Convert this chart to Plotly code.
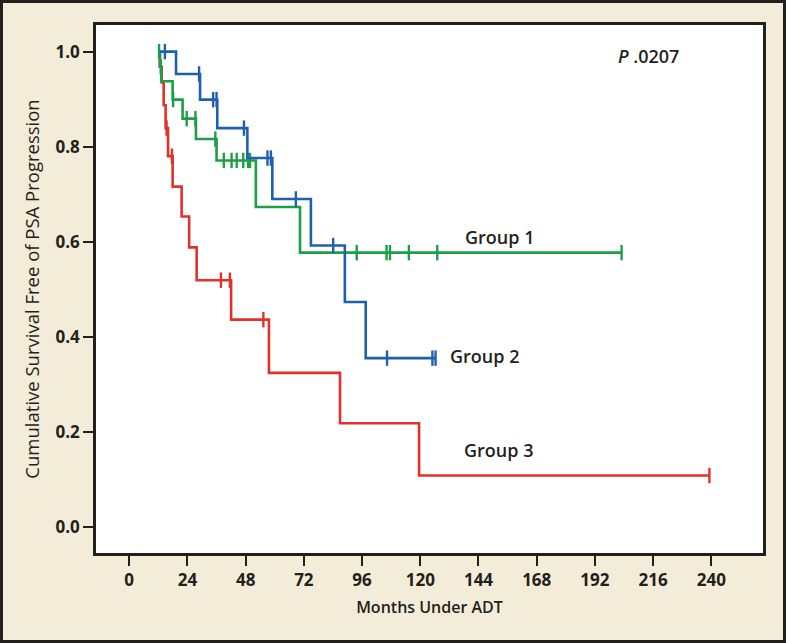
import plotly.graph_objects as go

# ---- data ----
g1_times = [12.0, 12.7, 13.2, 17.9, 22.0, 27.5, 36.0, 52.2, 70.4, 203.0]
g1_surv = [1.0, 0.968, 0.9375, 0.899, 0.859, 0.816, 0.771, 0.673, 0.577, 0.577]
g1_cens = [12.3, 13.0, 18.1, 23.7, 27.3, 35.5, 39.0, 42.2, 44.3, 47.0, 49.0, 49.8,
           93.8, 106.1, 107.5, 115.3, 127.0, 203.0]

g2_times = [12.5, 19.3, 29.2, 36.3, 48.7, 59.0, 74.9, 88.9, 97.5, 126.3]
g2_surv = [1.0, 0.953, 0.899, 0.839, 0.776, 0.69, 0.592, 0.473, 0.355, 0.355]
g2_cens = [14.7, 28.8, 34.6, 36.0, 47.3, 57.0, 58.4, 68.7, 84.1, 106.3, 125.0, 126.3]

g3_times = [12.0, 12.6, 13.4, 14.2, 15.0, 16.0, 17.9, 21.6, 24.7, 27.8, 42.0, 57.6,
            86.9, 119.5, 239.2]
g3_surv = [1.0, 0.968, 0.935, 0.887, 0.839, 0.78, 0.716, 0.653, 0.588, 0.519, 0.436,
           0.324, 0.218, 0.108, 0.108]
g3_cens = [15.4, 17.6, 37.8, 41.5, 55.3, 239.2]

x_ticks = [0, 24, 48, 72, 96, 120, 144, 168, 192, 216, 240]
y_ticks = [0.0, 0.2, 0.4, 0.6, 0.8, 1.0]
y_tick_text = ["0.0", "0.2", "0.4", "0.6", "0.8", "1.0"]

groups = [
    ("Group 1", g1_times, g1_surv, g1_cens, "#1E9E46"),
    ("Group 2", g2_times, g2_surv, g2_cens, "#1F60AE"),
    ("Group 3", g3_times, g3_surv, g3_cens, "#E0312B"),
]
label_pos = {"Group 1": (137.5, 0.61), "Group 2": (131.4, 0.36), "Group 3": (137.2, 0.161)}


def surv_at(times, surv, t):
    s = surv[0]
    for ti, si in zip(times, surv):
        if ti <= t:
            s = si
    return s


BG = "#F3ECD9"
DARK = "#231F1C"
FONT = "Open Sans"

fig = go.Figure()
# draw order: group 3 (red) under, then green, then blue
for name, times, surv, cens, color in [groups[2], groups[0], groups[1]]:
    fig.add_trace(go.Scatter(
        x=times, y=surv, mode="lines", line=dict(color=color, width=2.6, shape="hv"),
        showlegend=False, hoverinfo="skip"))
    fig.add_trace(go.Scatter(
        x=cens, y=[surv_at(times, surv, c) for c in cens], mode="markers",
        marker=dict(symbol="line-ns-open", size=11, color=color,
                    line=dict(color=color, width=2.4)),
        showlegend=False, hoverinfo="skip"))

for name, *_ in groups:
    lx, ly = label_pos[name]
    fig.add_annotation(x=lx, y=ly, text=name, showarrow=False, xanchor="left",
                       yanchor="middle", font=dict(family=FONT, size=18, color=DARK, weight=600))

fig.add_annotation(x=200.6, y=0.99, text="<i>P</i> .0207", showarrow=False, xanchor="left",
                   yanchor="middle", font=dict(family=FONT, size=18, color=DARK, weight=600))

L, R, T, B = 96, 23, 25, 90
W, H = 786, 643
pw, ph = W - L - R, H - T - B
fig.add_shape(type="rect", xref="paper", yref="paper",
              x0=-(L - 1.5) / pw, x1=1 + (R - 1.5) / pw,
              y0=-(B - 1.5) / ph, y1=1 + (T - 1.5) / ph,
              line=dict(color=DARK, width=3), layer="below")

fig.update_layout(
    width=W, height=H,
    margin=dict(l=L, r=R, t=T, b=B, pad=0),
    paper_bgcolor=BG, plot_bgcolor="white",
    font=dict(family=FONT, color=DARK),
    xaxis=dict(range=[-13.7, 261.3], tickmode="array", tickvals=x_ticks,
               showgrid=False, zeroline=False, showline=True, mirror=True,
               linecolor=DARK, linewidth=2.5, ticks="outside", ticklen=10, tickwidth=1.5,
               tickcolor=DARK, tickfont=dict(family=FONT, size=17, color=DARK, weight="bold"),
               title=dict(text="Months Under ADT", standoff=12,
                          font=dict(family=FONT, size=16, color=DARK, weight=600))),
    yaxis=dict(range=[-0.055, 1.056], tickmode="array", tickvals=y_ticks, ticktext=y_tick_text,
               showgrid=False, zeroline=False, showline=True, mirror=True,
               linecolor=DARK, linewidth=2.5, ticks="outside", ticklen=10, tickwidth=1.5,
               tickcolor=DARK, tickfont=dict(family=FONT, size=17, color=DARK, weight="bold"),
               title=dict(text="Cumulative Survival Free of PSA Progression", standoff=12,
                          font=dict(family=FONT, size=18.5, color=DARK, weight=500))),
)

fig.write_html("out.html", config={"displayModeBar": False},
               post_script="document.body.style.margin='0';")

» **Exercise objective**
The lines from the top of the data above through the one holding "106.3, 125.0, 126.3]" are to be repeated exactly, and only those, with no pictures.

» **Result**
Convert this chart to Plotly code.
import plotly.graph_objects as go

# ---- data ----
g1_times = [12.0, 12.7, 13.2, 17.9, 22.0, 27.5, 36.0, 52.2, 70.4, 203.0]
g1_surv = [1.0, 0.968, 0.9375, 0.899, 0.859, 0.816, 0.771, 0.673, 0.577, 0.577]
g1_cens = [12.3, 13.0, 18.1, 23.7, 27.3, 35.5, 39.0, 42.2, 44.3, 47.0, 49.0, 49.8,
           93.8, 106.1, 107.5, 115.3, 127.0, 203.0]

g2_times = [12.5, 19.3, 29.2, 36.3, 48.7, 59.0, 74.9, 88.9, 97.5, 126.3]
g2_surv = [1.0, 0.953, 0.899, 0.839, 0.776, 0.69, 0.592, 0.473, 0.355, 0.355]
g2_cens = [14.7, 28.8, 34.6, 36.0, 47.3, 57.0, 58.4, 68.7, 84.1, 106.3, 125.0, 126.3]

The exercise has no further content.